Seria giro que tu publicasses esta recensão do Mário sobre os usos e costumes jurídicos dos fulas... Ela fica sempre grata quando a gente fala do marido, o seu "cretcheu", Artur Augusto Silva...
Vê o que podes fazer... Por acaso já li o livro, nesta 3ª edição, de fio a pavio... Comprei-o mo Chiado, na feira dos usados...
Um abraço para ti e para o nosso incansável Mário (que descobre e divulga essas preciosidades literárias). Luis
PS1 - A edição é da DEDILD, acrónimo d Departamento de Edição / Difusão do Livro e Disco, Bissau.

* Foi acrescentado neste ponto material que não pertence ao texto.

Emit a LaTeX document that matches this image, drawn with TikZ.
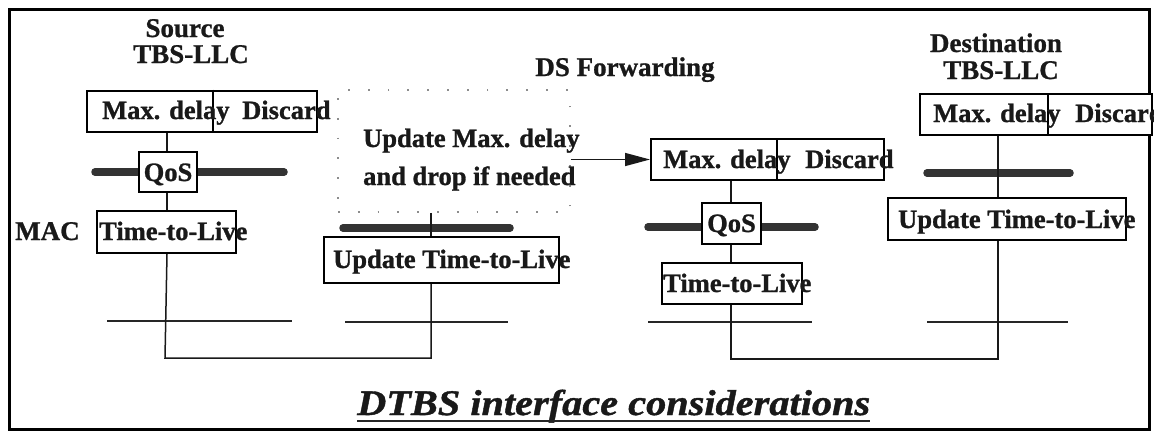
\documentclass[tikz,border=0pt]{standalone}
\usepackage{fontspec}
\setmainfont{Liberation Serif}[FakeBold=0.9]
\newfontfamily\boxfont{Liberation Serif}[FakeBold=1.0]
\newfontfamily\titlefont{Liberation Serif}[FakeStretch=1.12,FakeBold=1.1]
\usetikzlibrary{arrows.meta}
\begin{document}
\begin{tikzpicture}[x=1pt,y=-1pt,
  box/.style={draw=black, line width=2pt, fill=white, inner sep=0pt},
  btxt/.style={inner sep=0pt, text=black!90, font=\boxfont\bfseries\fontsize{26.5}{28}\selectfont},
  ltxt/.style={inner sep=0pt, text=black!90, font=\bfseries\fontsize{27}{30}\selectfont},
  bar/.style={line width=7.5pt, line cap=round, draw=black!80},
  thin/.style={line width=1.4pt, draw=black!85},
  conn/.style={line width=1.5pt, draw=black!90},
  dotbox/.style={draw=black!45, line width=1.8pt, dash pattern=on 1.8pt off 18pt, inner sep=0pt}]
\useasboundingbox (0,0) rectangle (1154,434);
\clip (0,0) rectangle (1154,434);
\fill[white] (0,0) rectangle (1154,434);
% frame
\draw[line width=3pt] (9,9) rectangle (1149,429);

% vertical axis coordinates
\coordinate (sx) at (167,0);
\coordinate (mx) at (431,0);
\coordinate (fx) at (731,0);
\coordinate (dx) at (998,0);

% thick bars and thin lines
\draw[bar] (95,172) -- (284,172);
\draw[bar] (343,228) -- (510,228);
\draw[bar] (648,227) -- (815,227);
\draw[bar] (927,173) -- (1070,173);
\draw[thin] (107,321) -- (292,321);
\draw[thin] (345,322) -- (508,322);
\draw[thin] (648,322) -- (812,322);
\draw[thin] (927,322) -- (1068,322);

% boxes
\node[box, minimum width=230pt, minimum height=41pt] (smax) at (202,111) {};
\node[box, minimum width=58pt, minimum height=40pt] (sqos) at (168,172) {};
\node[box, minimum width=139pt, minimum height=42pt] (sttl) at (166.5,232) {};
\node[dotbox, minimum width=232pt, minimum height=122pt] (dbox) at (454,151) {};
\node[box, minimum width=235pt, minimum height=46pt] (mttl) at (441.5,260) {};
\node[box, minimum width=233pt, minimum height=41pt] (fmax) at (767.5,159.5) {};
\node[box, minimum width=59pt, minimum height=41pt] (fqos) at (731.5,223.5) {};
\node[box, minimum width=140pt, minimum height=41pt] (fttl) at (732,283.5) {};
\node[box, minimum width=232pt, minimum height=41pt] (dmax) at (1036,114.5) {};
\node[box, minimum width=238pt, minimum height=42pt] (dttl) at (1007,219) {};

% dividers
\draw[line width=2pt] ([xshift=11pt]smax.north) -- ([xshift=11pt]smax.south);
\draw[line width=2pt] ([xshift=9.5pt]fmax.north) -- ([xshift=9.5pt]fmax.south);
\draw[line width=2pt] ([xshift=12pt]dmax.north) -- ([xshift=12pt]dmax.south);

% connectors
\draw[conn] (sx |- smax.south) -- (sx |- sqos.north);
\draw[conn] (sx |- sqos.south) -- (sx |- sttl.north);
\draw[conn] (mx |- dbox.south) -- (mx |- mttl.north);
\draw[conn] (sx |- sttl.south) -- (165,358) -- (431,358) -- (mx |- mttl.south);
\draw[conn] (fx |- fmax.south) -- (fx |- fqos.north);
\draw[conn] (fx |- fqos.south) -- (fx |- fttl.north);
\draw[conn] (dx |- dmax.south) -- (dx |- dttl.north);
\draw[conn] (fx |- fttl.south) -- (731,359) -- (998,359) -- (dx |- dttl.south);
\draw[conn, -{Triangle[length=25pt,width=13pt]}] (fmax.west -| dbox.east) -- (fmax.west);

% labels
\node[ltxt, anchor=base] (src1) at (185,37) {Source};
\node[ltxt, anchor=base] (src2) at (191,63) {TBS-LLC};
\node[ltxt, anchor=base] (dsf) at (625,76) {DS Forwarding};
\node[ltxt, anchor=base] (dst1) at (996,52) {Destination};
\node[ltxt, anchor=base] (dst2) at (1001,79) {TBS-LLC};
\node[ltxt, anchor=base west] (mac) at (15,240) {MAC};

% box texts
\node[btxt, anchor=base west] (t1) at (102,119) {Max. delay};
\node[btxt, anchor=base west] (t2) at (242,119) {Discard};
\node[btxt, anchor=base] (t3) at (168,181) {QoS};
\node[btxt, anchor=base west] (t4) at (99,240) {Time-to-Live};
\node[btxt, anchor=base west] (t5) at (363,147) {Update Max. delay};
\node[btxt, anchor=base west] (t6) at (363,185) {and drop if needed};
\node[btxt, anchor=base west] (t7) at (333,268) {Update Time-to-Live};
\node[btxt, anchor=base west] (t8) at (663,168) {Max. delay};
\node[btxt, anchor=base west] (t9) at (805,168) {Discard};
\node[btxt, anchor=base] (t10) at (731.5,232) {QoS};
\node[btxt, anchor=base west] (t11) at (663,292) {Time-to-Live};
\node[btxt, anchor=base west] (t12) at (933,122) {Max. delay};
\node[btxt, anchor=base west] (t13) at (1075,122) {Discard};
\node[btxt, anchor=base west] (t14) at (898,228) {Update Time-to-Live};

% title
\node[inner sep=0pt, anchor=base west, text=black!90, font=\titlefont\bfseries\itshape\fontsize{36}{38}\selectfont] (title) at (357,415) {DTBS interface considerations};
\draw[line width=1.6pt, black!85] ([yshift=-6pt]title.base west) -- ([yshift=-6pt]title.base east);
\end{tikzpicture}
\end{document}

PS2 - Esta edição tem uma dedicatória:
"À minha mulher e a meus filhos que neste mundo em completa transformação sempre estiveram a meu lado, sofrendo a perseguição da política política".
Na África subsariana não havia condenados a prisão, porque não havia prisões.
Como vemos por Artur Augusto da Silva, teriam sido os Fulas que melhor se adaptaram à justiça colonial.
Mas todos os régulos de qualquer etnia, em 1958, era aos Chefes de Posto que recorriam para resolver qualquer guerra por mais doméstica que fosse.
Em África as questões mesmo dentro da própria etnia são tão complexas que a maioria acaba na feitiçaria, e aí é que se torna tudo mais grave, pode virar caso de vida ou morte por coisas insignificantes.
Ainda hoje no Brasil esse problema de feitiçaria africana se reflete tal qual como em Bissau ou Luanda, além de que se mantem o uso culinário do talher de "cinco dedos", mesmo com unhas acabadas de sair da manicure.
Há poucos dias discutia-se no Brasil (da presidenta Russef)se um indio em Belém do Pará que tinha sido apanhado a assaltar um banco, se devia ser julgado como Brasileiro ou como Índio.
Os portugueses arranjaram cada problema de consciência por esse mundo fora!!!